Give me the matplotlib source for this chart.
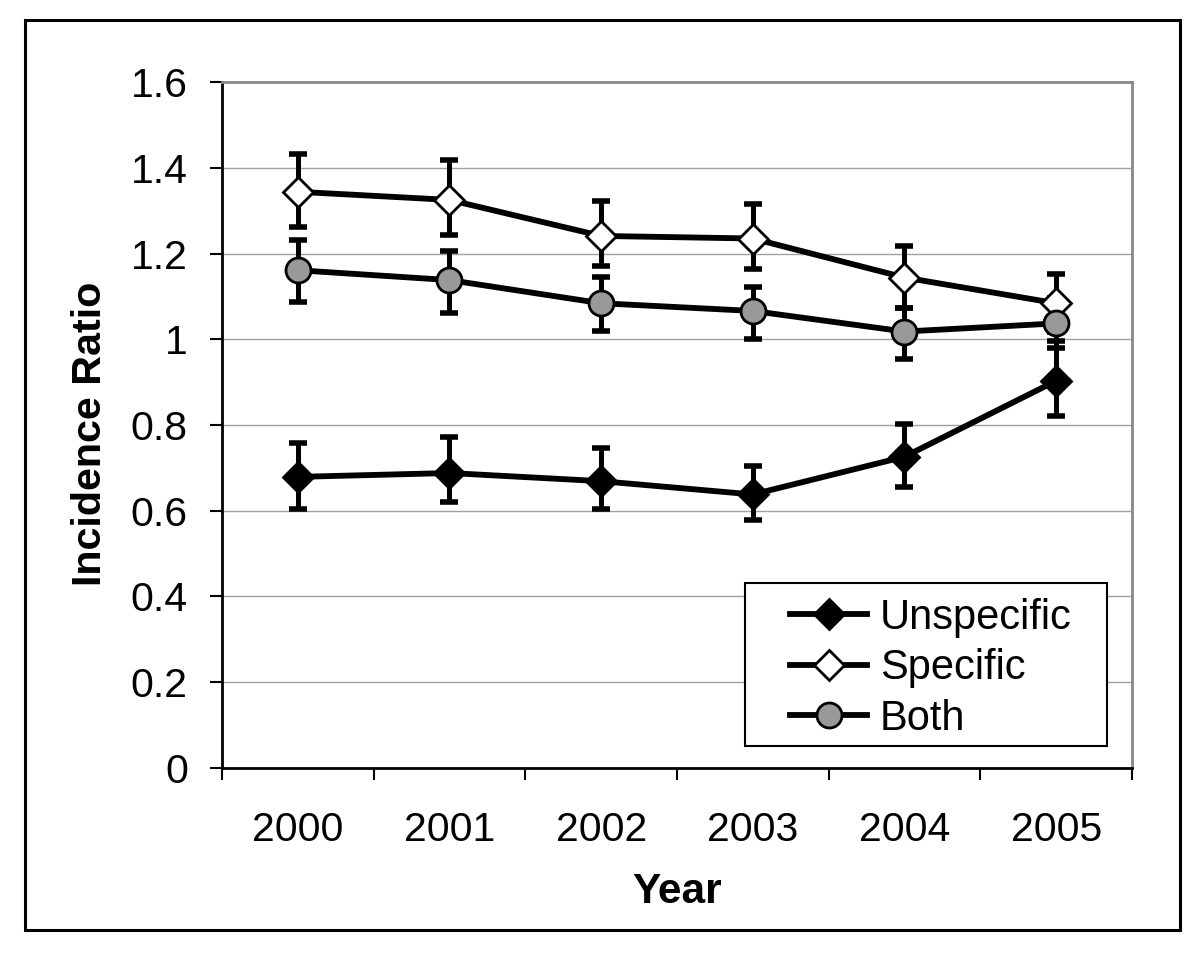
import matplotlib
matplotlib.use("Agg")
import matplotlib.pyplot as plt
from matplotlib.patches import Rectangle
from matplotlib.ticker import FixedLocator, FuncFormatter

# valores (razão de incidência e IC)
years = ["2000", "2001", "2002", "2003", "2004", "2005"]

unspec = [0.679, 0.688, 0.669, 0.638, 0.726, 0.903]
unspec_lo = [0.603, 0.621, 0.603, 0.578, 0.656, 0.821]
unspec_hi = [0.757, 0.771, 0.747, 0.704, 0.802, 0.996]

spec = [1.344, 1.325, 1.241, 1.235, 1.144, 1.084]
spec_lo = [1.261, 1.243, 1.171, 1.165, 1.074, 1.016]
spec_hi = [1.431, 1.418, 1.322, 1.315, 1.218, 1.152]

both = [1.161, 1.138, 1.084, 1.066, 1.018, 1.037]
both_lo = [1.086, 1.062, 1.019, 1.000, 0.953, 0.979]
both_hi = [1.231, 1.207, 1.146, 1.123, 1.074, 1.097]

yticks = [0, 0.2, 0.4, 0.6, 0.8, 1.0, 1.2, 1.4, 1.6]

plt.rcParams["font.family"] = ["Liberation Sans", "DejaVu Sans"]

fig = plt.figure(figsize=(12, 9.57), dpi=100)
ax = fig.add_axes([0.185, 0.1975, 0.7583, 0.7168])

x = list(range(len(years)))

series = [
    ("Unspecific", unspec, unspec_lo, unspec_hi, "D", "black", 15),
    ("Specific", spec, spec_lo, spec_hi, "D", "white", 15),
    ("Both", both, both_lo, both_hi, "o", "#999999", 18),
]

handles = []
for i, (name, vals, lo, hi, mk, fc, ms) in enumerate(series):
    err = [[v - l for v, l in zip(vals, lo)], [h - v for v, h in zip(vals, hi)]]
    ax.errorbar(x, vals, yerr=err, fmt="none", ecolor="black", elinewidth=3.6,
                capsize=6.4, capthick=4, zorder=2 + i * 0.1)
    h, = ax.plot(x, vals, color="black", lw=4.2, marker=mk, ms=ms,
                 markerfacecolor=fc, markeredgecolor="black", markeredgewidth=2,
                 zorder=3 + i * 0.1, label=name)
    handles.append(h)

ax.set_xlim(-0.5, len(years) - 0.5)
ax.set_ylim(0, 1.6)

# eixo y
ax.yaxis.set_major_locator(FixedLocator(yticks))
ax.yaxis.set_major_formatter(FuncFormatter(lambda v, p: f"{v:g}"))
ax.tick_params(axis="y", direction="out", length=8.6, width=1.5, pad=16,
               labelsize=29.5, color="black")
ax.grid(axis="y", color="#a0a0a0", lw=1.0)
ax.set_axisbelow(True)

# eixo x: ticks nas fronteiras, rótulos no centro
ax.xaxis.set_major_locator(FixedLocator([v - 0.5 for v in range(len(years) + 1)]))
ax.xaxis.set_major_formatter(FuncFormatter(lambda v, p: ""))
ax.xaxis.set_minor_locator(FixedLocator(x))
ax.set_xticklabels(years, minor=True)
ax.tick_params(axis="x", which="major", direction="out", length=8.6, width=1.5)
ax.tick_params(axis="x", which="minor", length=0, pad=31, labelsize=29.5)

for s in ("left", "bottom"):
    ax.spines[s].set_color("black")
    ax.spines[s].set_linewidth(2)
for s in ("top", "right"):
    ax.spines[s].set_color("#888888")
    ax.spines[s].set_linewidth(2)

ax.set_xlabel("Year", fontsize=30.5, fontweight="bold")
ax.set_ylabel("Incidence Ratio", fontsize=29.7, fontweight="bold")
ax.xaxis.set_label_coords(0.5, -0.181)
ax.xaxis.label.set_va("center")
ax.yaxis.set_label_coords(-0.145, 0.487)
ax.yaxis.label.set_va("center")

# caixa da legenda
box = Rectangle((0.575, 0.0325), 0.3975, 0.2375, transform=ax.transAxes,
                facecolor="white", edgecolor="black", lw=1.5, zorder=5)
ax.add_patch(box)
leg = ax.legend(handles=handles, loc="center", bbox_to_anchor=(0.779, 0.1455),
                frameon=False, fontsize=30, handlelength=1.85, handletextpad=0.3,
                labelspacing=0.25, borderpad=0.2)
leg.set_zorder(6)

# moldura externa
fig.patches.append(Rectangle((25 / 1200, 1 - 930 / 957), 1155 / 1200, 910 / 957,
                             transform=fig.transFigure, fill=False,
                             edgecolor="black", lw=2.2))

fig.savefig("out.png", dpi=100, facecolor="white")
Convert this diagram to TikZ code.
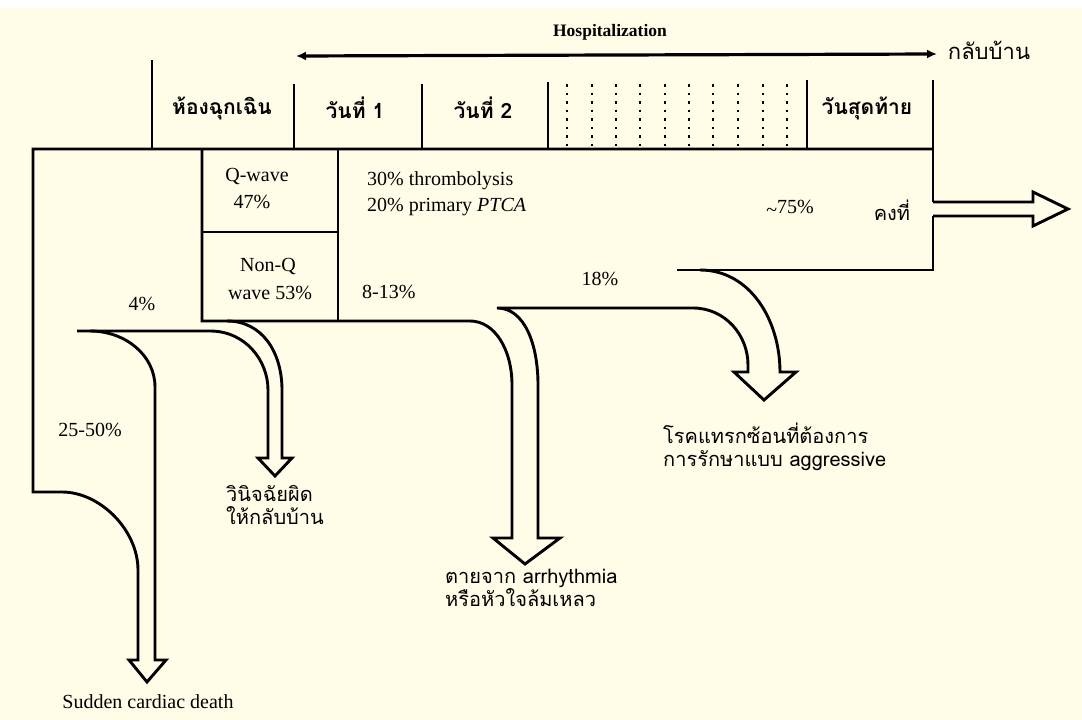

========================================

**Given exercise:** Give the entries again word for word, but skip the pictures.

**Exercise solution:**
Give me the matplotlib source for this chart.
import matplotlib
matplotlib.use("Agg")
import matplotlib.pyplot as plt
from matplotlib.patches import Rectangle
from matplotlib.ticker import FixedLocator, FuncFormatter

# valores (razão de incidência e IC)
years = ["2000", "2001", "2002", "2003", "2004", "2005"]

unspec = [0.679, 0.688, 0.669, 0.638, 0.726, 0.903]
unspec_lo = [0.603, 0.621, 0.603, 0.578, 0.656, 0.821]
unspec_hi = [0.757, 0.771, 0.747, 0.704, 0.802, 0.996]

spec = [1.344, 1.325, 1.241, 1.235, 1.144, 1.084]
spec_lo = [1.261, 1.243, 1.171, 1.165, 1.074, 1.016]
spec_hi = [1.431, 1.418, 1.322, 1.315, 1.218, 1.152]

both = [1.161, 1.138, 1.084, 1.066, 1.018, 1.037]
both_lo = [1.086, 1.062, 1.019, 1.000, 0.953, 0.979]
both_hi = [1.231, 1.207, 1.146, 1.123, 1.074, 1.097]

yticks = [0, 0.2, 0.4, 0.6, 0.8, 1.0, 1.2, 1.4, 1.6]

plt.rcParams["font.family"] = ["Liberation Sans", "DejaVu Sans"]

fig = plt.figure(figsize=(12, 9.57), dpi=100)
ax = fig.add_axes([0.185, 0.1975, 0.7583, 0.7168])

x = list(range(len(years)))

series = [
    ("Unspecific", unspec, unspec_lo, unspec_hi, "D", "black", 15),
    ("Specific", spec, spec_lo, spec_hi, "D", "white", 15),
    ("Both", both, both_lo, both_hi, "o", "#999999", 18),
]

handles = []
for i, (name, vals, lo, hi, mk, fc, ms) in enumerate(series):
    err = [[v - l for v, l in zip(vals, lo)], [h - v for v, h in zip(vals, hi)]]
    ax.errorbar(x, vals, yerr=err, fmt="none", ecolor="black", elinewidth=3.6,
                capsize=6.4, capthick=4, zorder=2 + i * 0.1)
    h, = ax.plot(x, vals, color="black", lw=4.2, marker=mk, ms=ms,
                 markerfacecolor=fc, markeredgecolor="black", markeredgewidth=2,
                 zorder=3 + i * 0.1, label=name)
    handles.append(h)

ax.set_xlim(-0.5, len(years) - 0.5)
ax.set_ylim(0, 1.6)

# eixo y
ax.yaxis.set_major_locator(FixedLocator(yticks))
ax.yaxis.set_major_formatter(FuncFormatter(lambda v, p: f"{v:g}"))
ax.tick_params(axis="y", direction="out", length=8.6, width=1.5, pad=16,
               labelsize=29.5, color="black")
ax.grid(axis="y", color="#a0a0a0", lw=1.0)
ax.set_axisbelow(True)

# eixo x: ticks nas fronteiras, rótulos no centro
ax.xaxis.set_major_locator(FixedLocator([v - 0.5 for v in range(len(years) + 1)]))
ax.xaxis.set_major_formatter(FuncFormatter(lambda v, p: ""))
ax.xaxis.set_minor_locator(FixedLocator(x))
ax.set_xticklabels(years, minor=True)
ax.tick_params(axis="x", which="major", direction="out", length=8.6, width=1.5)
ax.tick_params(axis="x", which="minor", length=0, pad=31, labelsize=29.5)

for s in ("left", "bottom"):
    ax.spines[s].set_color("black")
    ax.spines[s].set_linewidth(2)
for s in ("top", "right"):
    ax.spines[s].set_color("#888888")
    ax.spines[s].set_linewidth(2)

ax.set_xlabel("Year", fontsize=30.5, fontweight="bold")
ax.set_ylabel("Incidence Ratio", fontsize=29.7, fontweight="bold")
ax.xaxis.set_label_coords(0.5, -0.181)
ax.xaxis.label.set_va("center")
ax.yaxis.set_label_coords(-0.145, 0.487)
ax.yaxis.label.set_va("center")

# caixa da legenda
box = Rectangle((0.575, 0.0325), 0.3975, 0.2375, transform=ax.transAxes,
                facecolor="white", edgecolor="black", lw=1.5, zorder=5)
ax.add_patch(box)
leg = ax.legend(handles=handles, loc="center", bbox_to_anchor=(0.779, 0.1455),
                frameon=False, fontsize=30, handlelength=1.85, handletextpad=0.3,
                labelspacing=0.25, borderpad=0.2)
leg.set_zorder(6)

# moldura externa
fig.patches.append(Rectangle((25 / 1200, 1 - 930 / 957), 1155 / 1200, 910 / 957,
                             transform=fig.transFigure, fill=False,
                             edgecolor="black", lw=2.2))

fig.savefig("out.png", dpi=100, facecolor="white")
Convert this diagram to TikZ code.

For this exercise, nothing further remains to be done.